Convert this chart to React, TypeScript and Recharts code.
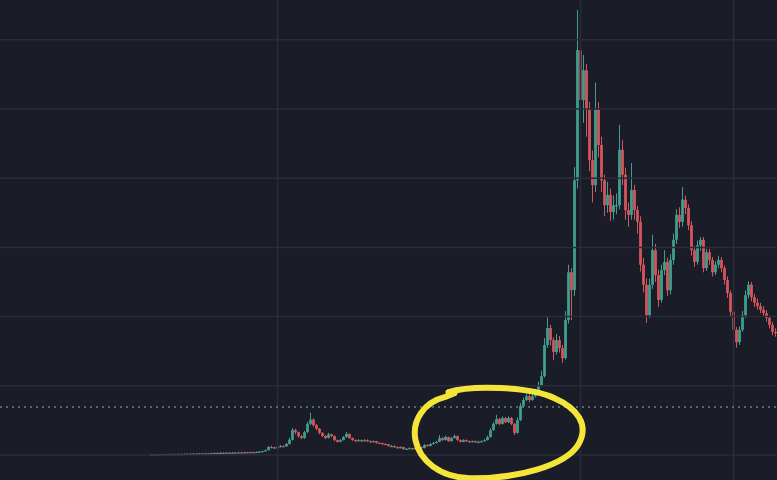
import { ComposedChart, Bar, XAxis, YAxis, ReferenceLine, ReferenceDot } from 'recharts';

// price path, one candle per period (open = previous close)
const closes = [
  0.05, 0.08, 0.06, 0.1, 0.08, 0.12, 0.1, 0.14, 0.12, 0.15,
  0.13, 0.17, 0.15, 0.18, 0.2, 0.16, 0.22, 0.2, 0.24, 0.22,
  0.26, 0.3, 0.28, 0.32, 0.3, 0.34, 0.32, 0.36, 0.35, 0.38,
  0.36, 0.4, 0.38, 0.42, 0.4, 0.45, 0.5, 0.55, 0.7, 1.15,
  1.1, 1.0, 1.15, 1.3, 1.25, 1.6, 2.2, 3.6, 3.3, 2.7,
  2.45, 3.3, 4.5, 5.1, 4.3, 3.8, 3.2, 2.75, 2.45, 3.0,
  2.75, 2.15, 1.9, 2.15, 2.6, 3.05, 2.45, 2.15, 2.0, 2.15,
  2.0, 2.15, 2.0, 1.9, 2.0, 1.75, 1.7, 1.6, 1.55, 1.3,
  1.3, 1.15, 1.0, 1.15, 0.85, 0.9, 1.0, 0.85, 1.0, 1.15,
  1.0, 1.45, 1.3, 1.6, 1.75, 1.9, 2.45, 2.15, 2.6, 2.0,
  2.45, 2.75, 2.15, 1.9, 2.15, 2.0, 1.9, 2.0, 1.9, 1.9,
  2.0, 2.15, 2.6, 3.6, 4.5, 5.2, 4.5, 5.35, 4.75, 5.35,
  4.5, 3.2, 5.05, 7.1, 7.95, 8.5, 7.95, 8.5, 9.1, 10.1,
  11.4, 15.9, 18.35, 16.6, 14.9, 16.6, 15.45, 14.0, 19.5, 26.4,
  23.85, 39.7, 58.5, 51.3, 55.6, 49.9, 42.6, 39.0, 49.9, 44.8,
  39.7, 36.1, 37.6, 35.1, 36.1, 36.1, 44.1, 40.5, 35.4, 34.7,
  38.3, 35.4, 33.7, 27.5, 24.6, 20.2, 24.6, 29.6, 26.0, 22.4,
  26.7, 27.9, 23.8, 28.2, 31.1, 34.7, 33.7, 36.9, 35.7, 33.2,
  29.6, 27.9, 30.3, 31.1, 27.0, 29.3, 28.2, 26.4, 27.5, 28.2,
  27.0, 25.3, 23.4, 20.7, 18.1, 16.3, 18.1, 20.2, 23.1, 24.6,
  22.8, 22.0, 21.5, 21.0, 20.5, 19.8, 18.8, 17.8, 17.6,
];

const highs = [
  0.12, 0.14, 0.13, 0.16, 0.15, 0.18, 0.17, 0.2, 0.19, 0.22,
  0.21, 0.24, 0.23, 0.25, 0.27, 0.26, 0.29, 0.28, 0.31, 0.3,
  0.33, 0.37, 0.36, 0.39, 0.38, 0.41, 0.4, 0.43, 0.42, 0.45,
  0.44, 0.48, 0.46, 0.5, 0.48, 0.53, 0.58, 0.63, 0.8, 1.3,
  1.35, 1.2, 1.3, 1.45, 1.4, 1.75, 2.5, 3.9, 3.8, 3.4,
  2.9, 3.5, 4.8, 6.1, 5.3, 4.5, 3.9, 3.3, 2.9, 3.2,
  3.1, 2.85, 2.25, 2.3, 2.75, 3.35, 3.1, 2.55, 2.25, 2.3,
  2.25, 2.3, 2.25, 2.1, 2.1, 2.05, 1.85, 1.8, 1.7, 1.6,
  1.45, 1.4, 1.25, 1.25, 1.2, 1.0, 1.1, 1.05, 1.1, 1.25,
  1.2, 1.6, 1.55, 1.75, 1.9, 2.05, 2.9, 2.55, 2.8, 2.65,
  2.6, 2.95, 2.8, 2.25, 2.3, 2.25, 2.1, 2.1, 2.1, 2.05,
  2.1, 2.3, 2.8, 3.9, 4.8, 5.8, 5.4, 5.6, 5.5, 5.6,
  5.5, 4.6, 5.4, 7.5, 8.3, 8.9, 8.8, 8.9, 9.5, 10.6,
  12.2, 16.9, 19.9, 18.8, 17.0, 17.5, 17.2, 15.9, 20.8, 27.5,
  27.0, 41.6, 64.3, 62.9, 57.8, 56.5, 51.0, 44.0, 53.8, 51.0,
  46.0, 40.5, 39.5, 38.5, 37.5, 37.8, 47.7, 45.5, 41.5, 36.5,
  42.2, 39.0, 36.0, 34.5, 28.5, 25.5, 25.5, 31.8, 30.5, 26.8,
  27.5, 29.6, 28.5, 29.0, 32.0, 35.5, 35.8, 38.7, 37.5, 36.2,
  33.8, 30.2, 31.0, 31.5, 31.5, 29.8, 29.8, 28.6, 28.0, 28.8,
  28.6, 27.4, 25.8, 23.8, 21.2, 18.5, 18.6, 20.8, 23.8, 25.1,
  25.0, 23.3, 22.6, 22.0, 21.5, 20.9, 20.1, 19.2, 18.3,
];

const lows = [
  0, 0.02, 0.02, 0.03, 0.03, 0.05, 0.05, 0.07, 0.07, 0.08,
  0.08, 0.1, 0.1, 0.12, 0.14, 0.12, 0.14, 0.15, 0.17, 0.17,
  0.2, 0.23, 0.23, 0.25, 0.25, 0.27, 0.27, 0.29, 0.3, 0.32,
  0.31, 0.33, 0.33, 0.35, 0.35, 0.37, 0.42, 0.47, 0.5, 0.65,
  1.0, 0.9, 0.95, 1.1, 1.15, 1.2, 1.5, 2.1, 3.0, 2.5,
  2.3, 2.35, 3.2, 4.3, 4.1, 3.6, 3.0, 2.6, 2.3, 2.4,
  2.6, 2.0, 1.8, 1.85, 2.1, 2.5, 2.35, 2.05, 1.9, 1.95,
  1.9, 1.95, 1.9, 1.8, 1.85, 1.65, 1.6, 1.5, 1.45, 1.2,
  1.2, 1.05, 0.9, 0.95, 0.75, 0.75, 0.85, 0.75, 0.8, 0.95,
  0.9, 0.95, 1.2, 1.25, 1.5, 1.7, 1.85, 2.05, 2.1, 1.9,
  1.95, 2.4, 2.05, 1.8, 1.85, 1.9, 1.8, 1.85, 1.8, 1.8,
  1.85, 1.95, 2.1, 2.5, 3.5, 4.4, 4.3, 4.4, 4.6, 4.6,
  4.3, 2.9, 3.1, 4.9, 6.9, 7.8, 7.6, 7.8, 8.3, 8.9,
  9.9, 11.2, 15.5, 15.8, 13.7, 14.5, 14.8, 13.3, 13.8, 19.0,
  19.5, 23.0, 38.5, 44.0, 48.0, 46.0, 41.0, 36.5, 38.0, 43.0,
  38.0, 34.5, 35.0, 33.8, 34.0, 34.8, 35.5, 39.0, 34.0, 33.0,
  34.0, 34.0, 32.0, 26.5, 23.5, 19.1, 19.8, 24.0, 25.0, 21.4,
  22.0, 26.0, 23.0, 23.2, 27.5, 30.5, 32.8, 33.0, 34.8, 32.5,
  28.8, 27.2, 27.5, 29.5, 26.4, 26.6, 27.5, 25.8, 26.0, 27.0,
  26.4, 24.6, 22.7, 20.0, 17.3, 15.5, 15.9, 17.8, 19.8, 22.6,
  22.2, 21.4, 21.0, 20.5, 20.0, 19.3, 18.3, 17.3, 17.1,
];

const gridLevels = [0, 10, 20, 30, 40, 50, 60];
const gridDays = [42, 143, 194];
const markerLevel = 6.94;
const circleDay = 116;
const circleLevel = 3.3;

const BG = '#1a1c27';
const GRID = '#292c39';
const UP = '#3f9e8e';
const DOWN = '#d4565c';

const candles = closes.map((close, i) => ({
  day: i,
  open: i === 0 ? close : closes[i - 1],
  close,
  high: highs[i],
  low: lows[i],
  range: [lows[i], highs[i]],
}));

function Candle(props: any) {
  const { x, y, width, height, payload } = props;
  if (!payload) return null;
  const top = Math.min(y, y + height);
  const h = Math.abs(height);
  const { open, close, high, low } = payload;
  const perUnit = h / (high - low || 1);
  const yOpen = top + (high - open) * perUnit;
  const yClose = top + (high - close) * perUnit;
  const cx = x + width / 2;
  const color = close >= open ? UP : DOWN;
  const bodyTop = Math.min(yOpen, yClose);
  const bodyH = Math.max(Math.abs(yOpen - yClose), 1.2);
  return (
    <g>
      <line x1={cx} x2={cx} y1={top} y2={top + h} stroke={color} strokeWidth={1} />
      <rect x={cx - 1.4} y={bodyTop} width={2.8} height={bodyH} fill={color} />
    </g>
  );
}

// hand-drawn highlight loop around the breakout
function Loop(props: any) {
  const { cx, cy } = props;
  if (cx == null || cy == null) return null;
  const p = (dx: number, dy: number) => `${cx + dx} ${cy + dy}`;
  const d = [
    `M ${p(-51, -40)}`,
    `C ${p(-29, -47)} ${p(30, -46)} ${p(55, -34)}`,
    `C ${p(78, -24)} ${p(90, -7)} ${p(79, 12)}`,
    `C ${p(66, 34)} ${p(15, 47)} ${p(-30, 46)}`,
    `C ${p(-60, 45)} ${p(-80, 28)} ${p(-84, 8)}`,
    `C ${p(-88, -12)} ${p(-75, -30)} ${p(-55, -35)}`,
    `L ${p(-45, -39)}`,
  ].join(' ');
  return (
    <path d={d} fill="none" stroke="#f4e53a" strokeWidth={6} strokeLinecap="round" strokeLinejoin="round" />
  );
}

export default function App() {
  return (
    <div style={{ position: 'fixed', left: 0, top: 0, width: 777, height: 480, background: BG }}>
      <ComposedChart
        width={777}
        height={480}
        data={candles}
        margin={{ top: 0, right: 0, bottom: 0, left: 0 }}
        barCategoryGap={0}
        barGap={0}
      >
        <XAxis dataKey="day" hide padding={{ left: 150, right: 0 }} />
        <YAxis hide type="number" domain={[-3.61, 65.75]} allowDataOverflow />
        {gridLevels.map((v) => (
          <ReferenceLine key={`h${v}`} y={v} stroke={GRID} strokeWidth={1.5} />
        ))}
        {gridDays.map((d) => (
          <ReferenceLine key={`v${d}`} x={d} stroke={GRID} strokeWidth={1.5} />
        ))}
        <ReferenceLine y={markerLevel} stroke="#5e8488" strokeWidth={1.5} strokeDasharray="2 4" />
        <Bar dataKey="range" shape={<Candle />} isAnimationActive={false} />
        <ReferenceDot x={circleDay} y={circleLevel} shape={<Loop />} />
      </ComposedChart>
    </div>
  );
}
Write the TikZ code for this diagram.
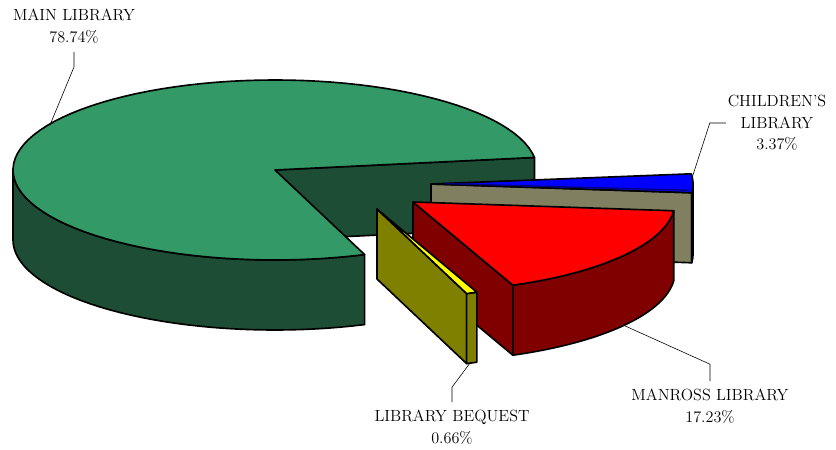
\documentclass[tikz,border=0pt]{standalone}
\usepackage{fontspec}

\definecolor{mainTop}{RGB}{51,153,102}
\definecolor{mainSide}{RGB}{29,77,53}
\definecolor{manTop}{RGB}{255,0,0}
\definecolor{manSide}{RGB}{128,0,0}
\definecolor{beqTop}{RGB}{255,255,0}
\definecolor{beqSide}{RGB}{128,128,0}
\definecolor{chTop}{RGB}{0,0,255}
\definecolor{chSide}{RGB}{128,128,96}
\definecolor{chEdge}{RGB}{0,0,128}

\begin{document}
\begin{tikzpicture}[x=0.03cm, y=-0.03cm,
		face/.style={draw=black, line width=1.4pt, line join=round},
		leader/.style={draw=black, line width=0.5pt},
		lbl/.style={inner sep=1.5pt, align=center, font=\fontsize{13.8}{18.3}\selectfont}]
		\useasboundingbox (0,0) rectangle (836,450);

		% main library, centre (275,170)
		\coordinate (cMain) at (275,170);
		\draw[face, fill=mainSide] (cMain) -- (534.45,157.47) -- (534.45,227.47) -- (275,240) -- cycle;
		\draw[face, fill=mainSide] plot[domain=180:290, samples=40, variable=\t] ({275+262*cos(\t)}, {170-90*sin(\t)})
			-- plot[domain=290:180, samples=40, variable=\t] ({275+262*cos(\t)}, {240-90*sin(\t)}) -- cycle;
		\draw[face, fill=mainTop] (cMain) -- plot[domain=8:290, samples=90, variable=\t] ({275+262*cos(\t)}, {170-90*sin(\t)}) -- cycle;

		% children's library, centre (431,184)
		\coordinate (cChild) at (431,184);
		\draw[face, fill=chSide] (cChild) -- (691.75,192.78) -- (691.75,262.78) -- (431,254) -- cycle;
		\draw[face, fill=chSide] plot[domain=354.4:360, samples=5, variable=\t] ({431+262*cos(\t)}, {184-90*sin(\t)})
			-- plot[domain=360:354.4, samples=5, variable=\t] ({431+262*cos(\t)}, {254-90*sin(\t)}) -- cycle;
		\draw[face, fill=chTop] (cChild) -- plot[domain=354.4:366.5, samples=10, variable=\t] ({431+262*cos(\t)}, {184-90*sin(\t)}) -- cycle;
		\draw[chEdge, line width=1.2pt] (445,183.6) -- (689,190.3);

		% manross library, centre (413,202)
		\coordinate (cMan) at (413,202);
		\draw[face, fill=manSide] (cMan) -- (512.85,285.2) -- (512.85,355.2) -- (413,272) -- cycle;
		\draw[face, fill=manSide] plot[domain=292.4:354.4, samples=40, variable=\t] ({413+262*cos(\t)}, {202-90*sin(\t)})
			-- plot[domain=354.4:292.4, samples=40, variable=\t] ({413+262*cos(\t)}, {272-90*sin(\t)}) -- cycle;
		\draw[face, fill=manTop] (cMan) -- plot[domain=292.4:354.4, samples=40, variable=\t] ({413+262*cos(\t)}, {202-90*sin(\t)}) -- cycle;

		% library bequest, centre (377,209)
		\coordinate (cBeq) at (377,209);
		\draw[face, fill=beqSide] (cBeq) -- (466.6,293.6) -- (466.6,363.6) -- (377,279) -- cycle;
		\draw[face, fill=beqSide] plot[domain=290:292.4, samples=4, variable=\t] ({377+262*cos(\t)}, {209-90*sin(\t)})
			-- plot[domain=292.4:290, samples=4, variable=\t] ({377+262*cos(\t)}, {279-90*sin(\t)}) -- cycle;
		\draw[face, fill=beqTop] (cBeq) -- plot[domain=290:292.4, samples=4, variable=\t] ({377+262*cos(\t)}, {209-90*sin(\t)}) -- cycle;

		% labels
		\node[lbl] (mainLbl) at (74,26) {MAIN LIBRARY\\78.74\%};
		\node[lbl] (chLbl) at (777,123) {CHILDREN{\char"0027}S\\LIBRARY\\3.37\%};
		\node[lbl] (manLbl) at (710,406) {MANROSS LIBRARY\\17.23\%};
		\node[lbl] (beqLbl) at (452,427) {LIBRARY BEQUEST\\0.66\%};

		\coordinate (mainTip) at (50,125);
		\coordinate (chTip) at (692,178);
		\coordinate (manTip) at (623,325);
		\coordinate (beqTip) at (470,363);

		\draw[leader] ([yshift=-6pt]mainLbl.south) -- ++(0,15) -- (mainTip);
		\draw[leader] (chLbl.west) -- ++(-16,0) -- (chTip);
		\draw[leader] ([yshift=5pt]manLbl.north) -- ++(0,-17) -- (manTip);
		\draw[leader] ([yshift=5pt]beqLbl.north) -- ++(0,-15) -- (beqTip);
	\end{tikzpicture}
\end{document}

### Exercise task
Give again the lines from "Write the TikZ code for this diagram." to "plot[domain=8:290, samples=90, variable=\t]" exactly, both of those lines included, and do not include any pictures.

### Response for this exercise
Write the TikZ code for this diagram.
\documentclass[tikz,border=0pt]{standalone}
\usepackage{fontspec}

\definecolor{mainTop}{RGB}{51,153,102}
\definecolor{mainSide}{RGB}{29,77,53}
\definecolor{manTop}{RGB}{255,0,0}
\definecolor{manSide}{RGB}{128,0,0}
\definecolor{beqTop}{RGB}{255,255,0}
\definecolor{beqSide}{RGB}{128,128,0}
\definecolor{chTop}{RGB}{0,0,255}
\definecolor{chSide}{RGB}{128,128,96}
\definecolor{chEdge}{RGB}{0,0,128}

\begin{document}
\begin{tikzpicture}[x=0.03cm, y=-0.03cm,
		face/.style={draw=black, line width=1.4pt, line join=round},
		leader/.style={draw=black, line width=0.5pt},
		lbl/.style={inner sep=1.5pt, align=center, font=\fontsize{13.8}{18.3}\selectfont}]
		\useasboundingbox (0,0) rectangle (836,450);

		% main library, centre (275,170)
		\coordinate (cMain) at (275,170);
		\draw[face, fill=mainSide] (cMain) -- (534.45,157.47) -- (534.45,227.47) -- (275,240) -- cycle;
		\draw[face, fill=mainSide] plot[domain=180:290, samples=40, variable=\t] ({275+262*cos(\t)}, {170-90*sin(\t)})
			-- plot[domain=290:180, samples=40, variable=\t] ({275+262*cos(\t)}, {240-90*sin(\t)}) -- cycle;
		\draw[face, fill=mainTop] (cMain) -- plot[domain=8:290, samples=90, variable=\t] ({275+262*cos(\t)}, {170-90*sin(\t)}) -- cycle;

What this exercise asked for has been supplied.